This guest post is by Laura Elise, a Lima resident and long-term South America traveler who writes for SA Luxury Expeditions, a travel company with offices in Peru.
Lima is Peru’s largest and most modern city. With everything from lattes at Starbucks to Larcomar’s endless retail offerings, upon first glance the capital city bears little resemblance to the typical Peruvian postcard featuring fuzzy llamas and colorfully-clad locals posed in front of a sprawling landscape of terraces topped with mysterious ruins.
Lima’s seemingly sterile atmosphere is one reason tourists tend to steer clear, claiming the city doesn’t offer much of interest or historical significance beyond the colonial buildings in the historic center. Though Francisco Pizarro founded the city in 1536, the area was occupied long before the Spanish sailed ashore and even before the Incan Empire spread across South America. Machu Picchu tours are indeed a highlight of visiting Peru, however, travelers truly interested in history can explore ruins dating back as far as 200 AD without ever leaving Lima.
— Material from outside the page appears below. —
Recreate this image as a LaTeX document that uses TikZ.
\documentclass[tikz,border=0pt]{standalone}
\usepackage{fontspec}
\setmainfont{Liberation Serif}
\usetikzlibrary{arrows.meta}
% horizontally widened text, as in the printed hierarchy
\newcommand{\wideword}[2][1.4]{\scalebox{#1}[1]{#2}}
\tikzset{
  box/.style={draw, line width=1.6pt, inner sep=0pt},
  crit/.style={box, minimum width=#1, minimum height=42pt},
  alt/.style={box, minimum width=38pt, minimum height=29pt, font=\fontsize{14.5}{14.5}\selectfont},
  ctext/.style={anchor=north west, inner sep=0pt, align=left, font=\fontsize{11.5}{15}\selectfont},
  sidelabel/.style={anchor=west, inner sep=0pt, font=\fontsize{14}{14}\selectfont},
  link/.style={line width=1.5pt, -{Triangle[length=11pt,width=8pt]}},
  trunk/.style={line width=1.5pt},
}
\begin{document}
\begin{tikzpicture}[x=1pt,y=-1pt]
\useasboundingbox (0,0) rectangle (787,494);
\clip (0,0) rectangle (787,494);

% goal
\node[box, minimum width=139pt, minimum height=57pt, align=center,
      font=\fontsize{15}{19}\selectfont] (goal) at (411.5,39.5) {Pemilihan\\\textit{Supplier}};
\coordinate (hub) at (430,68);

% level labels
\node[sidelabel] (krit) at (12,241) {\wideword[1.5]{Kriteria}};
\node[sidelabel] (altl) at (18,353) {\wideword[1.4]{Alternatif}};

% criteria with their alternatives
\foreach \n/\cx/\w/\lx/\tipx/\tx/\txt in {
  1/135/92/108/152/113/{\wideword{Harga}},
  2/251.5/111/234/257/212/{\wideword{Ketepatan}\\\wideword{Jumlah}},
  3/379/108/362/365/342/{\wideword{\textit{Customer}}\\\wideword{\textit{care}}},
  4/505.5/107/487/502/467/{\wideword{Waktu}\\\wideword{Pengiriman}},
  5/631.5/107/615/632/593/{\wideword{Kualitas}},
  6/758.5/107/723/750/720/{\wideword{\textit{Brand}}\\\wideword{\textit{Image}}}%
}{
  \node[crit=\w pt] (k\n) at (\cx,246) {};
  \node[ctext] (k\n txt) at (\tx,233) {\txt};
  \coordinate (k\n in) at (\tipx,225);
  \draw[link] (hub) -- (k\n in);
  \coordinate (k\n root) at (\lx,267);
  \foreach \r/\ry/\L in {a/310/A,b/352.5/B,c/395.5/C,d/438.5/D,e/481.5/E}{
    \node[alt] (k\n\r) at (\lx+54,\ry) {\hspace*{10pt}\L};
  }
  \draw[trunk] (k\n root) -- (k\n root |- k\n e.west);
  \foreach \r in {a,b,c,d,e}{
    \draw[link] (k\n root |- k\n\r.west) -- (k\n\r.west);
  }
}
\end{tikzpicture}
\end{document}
There are numerous archaeological sites scattered throughout the city, around 250 in total, though many are half buried by modern-day construction. Only a few have been properly excavated. The three most popular and attractive ancient ruins in Lima to visit are Huaca Pucllana, Huaca Huallamaraca, and Pachacamac.
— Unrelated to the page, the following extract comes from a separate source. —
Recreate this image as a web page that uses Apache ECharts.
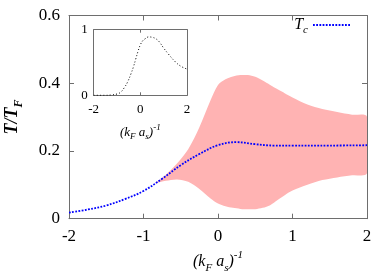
<!DOCTYPE html>
<html><head><meta charset="utf-8">
<script src="https://cdn.jsdelivr.net/npm/echarts@6/dist/echarts.min.js"></script>
<style>html,body{margin:0;padding:0;background:#fff}#c{width:390px;height:273px}</style>
</head><body><div id="c"></div>
<script>
// ---- data ----
const tcX = [-2, -1.75, -1.5, -1.25, -1.0, -0.75, -0.5, -0.25, 0, 0.25, 0.5, 0.75, 1.0, 1.5, 2.0];
const tcY = [0.018, 0.027, 0.039, 0.058, 0.082, 0.118, 0.158, 0.191, 0.217, 0.226, 0.220, 0.216, 0.216, 0.216, 0.217];

const bandX = [-0.85, -0.7, -0.55, -0.4, -0.25, -0.1, 0, 0.1, 0.2, 0.3, 0.4, 0.5, 0.6, 0.7, 0.8, 0.9, 1.0, 1.2, 1.4, 1.6, 1.8, 2.0];
const bandUpper = [0.104, 0.13, 0.163, 0.205, 0.27, 0.35, 0.395, 0.412, 0.42, 0.424, 0.424, 0.419, 0.408, 0.395, 0.382, 0.37, 0.358, 0.337, 0.324, 0.315, 0.307, 0.301];
const bandLower = [0.104, 0.112, 0.116, 0.109, 0.088, 0.06, 0.045, 0.037, 0.032, 0.029, 0.028, 0.028, 0.032, 0.04, 0.055, 0.07, 0.083, 0.10, 0.114, 0.122, 0.128, 0.134];

const insetX = [-2, -1.5, -1.25, -1, -0.85, -0.7, -0.55, -0.4, -0.3, -0.2, -0.1, 0, 0.1, 0.2, 0.35, 0.5, 0.65, 0.8, 1.0, 1.2, 1.5, 1.75, 2];
const insetY = [0, 0, 0.005, 0.02, 0.045, 0.11, 0.2, 0.33, 0.43, 0.55, 0.67, 0.77, 0.83, 0.86, 0.89, 0.885, 0.865, 0.82, 0.72, 0.63, 0.51, 0.44, 0.40];

const mainXTicks = [-2, -1, 0, 1, 2];
const mainYTicks = [0, 0.2, 0.4, 0.6];
const insetXTicks = [-2, 0, 2];
const insetYTicks = [0, 1];

// ---- chart ----
const serif = 'Liberation Serif';
const frame = '#6e6e6e';
const zip = (a, b) => a.map((v, i) => [v, b[i]]);

const richName = (fs, sfs, lh) => ({
  t: {fontFamily: serif, fontStyle: 'italic', fontSize: fs, color: '#000', lineHeight: lh},
  sub: {fontFamily: serif, fontStyle: 'italic', fontSize: sfs, color: '#000', lineHeight: sfs, verticalAlign: 'bottom'},
  sup: {fontFamily: serif, fontStyle: 'italic', fontSize: sfs, color: '#000', lineHeight: sfs, verticalAlign: 'top'}
});
const kfName = '{t|(k}{sub|F}{t| a}{sub|s}{t|)}{sup|-1}';

function valAxis(gi, pos, min, max, interval, opts) {
  return Object.assign({
    type: 'value', gridIndex: gi, position: pos, min: min, max: max, interval: interval,
    splitLine: {show: false},
    axisLine: {show: true, onZero: false, lineStyle: {color: frame, width: 1}},
    axisTick: {show: true, inside: true, length: 5, lineStyle: {color: frame}},
    axisLabel: {show: false}
  }, opts || {});
}

const chart = echarts.init(document.getElementById('c'), null, {renderer: 'canvas'});
chart.setOption({
  animation: false,
  backgroundColor: '#fff',
  grid: [
    {left: 69, right: 23, top: 15.5, bottom: 54.3, containLabel: false, outerBoundsMode: 'none'},
    {left: 93.7, width: 93.3, top: 29.7, height: 65.6, show: true, backgroundColor: '#fff', borderWidth: 0, z: 5, containLabel: false, outerBoundsMode: 'none'}
  ],
  legend: {
    data: ['Tc'], right: 34, top: 12, align: 'right', itemWidth: 37, itemHeight: 10, itemGap: 8,
    itemStyle: {opacity: 0},
    formatter: () => '{t|T}{sub|c}',
    textStyle: {rich: richName(16, 11, 22)}
  },
  xAxis: [
    valAxis(0, 'bottom', -2, 2, 1, {
      axisLabel: {show: true, margin: 9, fontFamily: serif, fontSize: 17, color: '#000',
        formatter: v => mainXTicks.includes(v) ? String(v) : ''},
      name: kfName, nameLocation: 'middle', nameGap: 25,
      nameTextStyle: {rich: richName(16, 11, 24)}
    }),
    valAxis(0, 'top', -2, 2, 1),
    valAxis(1, 'bottom', -2, 2, 2, {
      z: 6,
      axisTick: {show: true, inside: true, length: 3, lineStyle: {color: frame}},
      axisLabel: {show: true, margin: 8, fontFamily: serif, fontSize: 13, color: '#000',
        formatter: v => insetXTicks.includes(v) ? String(v) : ''},
      name: kfName, nameLocation: 'middle', nameGap: 28,
      nameTextStyle: {rich: richName(13, 9, 18)}
    }),
    valAxis(1, 'top', -2, 2, 2, {z: 6, axisTick: {show: true, inside: true, length: 3, lineStyle: {color: frame}}})
  ],
  yAxis: [
    valAxis(0, 'left', 0, 0.6, 0.2, {
      axisLabel: {show: true, margin: 9, fontFamily: serif, fontSize: 17, color: '#000',
        formatter: v => { const t = mainYTicks.find(m => Math.abs(m - v) < 1e-9); return t === undefined ? '' : String(t); }},
      name: '{t|T/T}{sub|F}', nameLocation: 'middle', nameGap: 44, nameRotate: 90,
      nameTextStyle: {rich: {
        t: {fontFamily: serif, fontStyle: 'italic', fontWeight: 'bold', fontSize: 18, color: '#000', lineHeight: 26},
        sub: {fontFamily: serif, fontStyle: 'italic', fontWeight: 'bold', fontSize: 12, color: '#000', lineHeight: 12, verticalAlign: 'bottom'}
      }}
    }),
    valAxis(0, 'right', 0, 0.6, 0.2),
    valAxis(1, 'left', 0, 1, 1, {
      z: 6,
      axisTick: {show: false},
      axisLabel: {show: true, margin: 6, fontFamily: serif, fontSize: 13, color: '#000',
        formatter: v => insetYTicks.includes(v) ? String(v) : ''}
    }),
    valAxis(1, 'right', 0, 1, 1, {z: 6, axisTick: {show: false}})
  ],
  series: [
    {
      name: 'band', type: 'custom', xAxisIndex: 0, yAxisIndex: 0, clip: true, silent: true,
      data: [0], z: 1,
      renderItem: function (params, api) {
        const pts = [];
        for (let i = 0; i < bandX.length; i++) pts.push(api.coord([bandX[i], bandUpper[i]]));
        for (let i = bandX.length - 1; i >= 0; i--) pts.push(api.coord([bandX[i], bandLower[i]]));
        return {type: 'polygon', shape: {points: pts, smooth: 0.3}, style: {fill: '#ffb3b3', stroke: null}};
      }
    },
    {
      name: 'Tc', type: 'line', xAxisIndex: 0, yAxisIndex: 0,
      data: zip(tcX, tcY), symbol: 'none', smooth: 0.4,
      lineStyle: {color: '#0000ff', width: 1.8, type: [1.8, 1.4]},
      itemStyle: {color: '#0000ff'}, z: 3
    },
    {
      name: 'inset', type: 'line', xAxisIndex: 2, yAxisIndex: 2,
      data: zip(insetX, insetY), symbol: 'none', smooth: 0.4,
      lineStyle: {color: '#000', width: 1, type: [1, 2.2]}, z: 7
    }
  ]
});
</script>
</body></html>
Arguably the most convenient ruin structure for visitors to explore is Huaca Pucllana, located on block 8 of Calle General Borgono in Miraflores. Within walking distance of Parque Kennedy and with very affordable guided tours (s/. 12) in English as well as Spanish, Huaca Pucllana is an easy add-on to a day of sightseeing in Lima.
This adobe pyramid was built by the Lima Culture, which thrived between 200 AD until around 700 AD. Little is known about the Lima Culture (named after the city, not the other way around) other than they were a coastal society eventually overtaken by the Wari civilization. They built Huaca Pucllana out of sunbaked bricks, positioned vertically with gaps between them in order to withstand earthquakes. The site was most likely initially used as an administrative center before becoming a religious center.
Today, the site is surrounded by modern apartment buildings and features a small museum as well as an on-site restaurant popular in the evening, when the ruins are lite by spotlights. The ruins themselves are still under excavation.
While the mixture of restored, original, and untouched portions of Huaca Pucllana provide a nice point for comparison, Huaca Huallamaraca in San Isidro is a completely restored pyramid. Also built by the Lima Culture, Huaca Huallamaraca was a place of worship as well as a ceremonial burial place for elite members of society; several mummies were found within the structure. Thousands of years later, the Incas built settlements on and around this huaca.
Huallamaraca (also called Pan de Azucar) was almost destroyed in the 1950s when the local government wanted to build over the area. Peruvian archeologists managed to save the site from destruction, but then proceed to completely rebuild it. In their attempts to make it a worthy tourist attraction, they failed to follow the original pattern of the structure. Today, visitors enjoy a liberal reconstruction of the ancient site, which likely doesn’t even face the same direction as the original structure.
For those willing to venture to the city’s outskirts, Pachacamac is a sprawling complex in the Lurin Valley, 20 miles southwest of central Lima. Pachacamac was an important pilgrimage site around 200 AD, and was believed to be the home of a great oracle. Located between the Pacific Ocean and the foothills of the Andes, it was also a place of worship to the God Pachacamac, venerated by the Lima Culture, then the Wari, and finally by the Incas who often incorporated local gods into their own religion. Pachacamac was still a large compound when the Spanish arrived. Now, modern-day visitors can spend hours wandering among adobe structures scattered across several miles. Though many have been eroded by time, a few have been restored, including the Templo del Sol and Palacio de las Mamacuna. A small museum adds further insight into the life and culture of ancient coastal Peru.
Tip: If you’re really interested in ancient cultures, consider a day-trip from Lima to Caral. Caral is the oldest city in the Americas, dating back 5,000 years. It is difficult to get here without private transportation; tours depart from Parque Kennedy for Caral on select weekends and cost s/.120.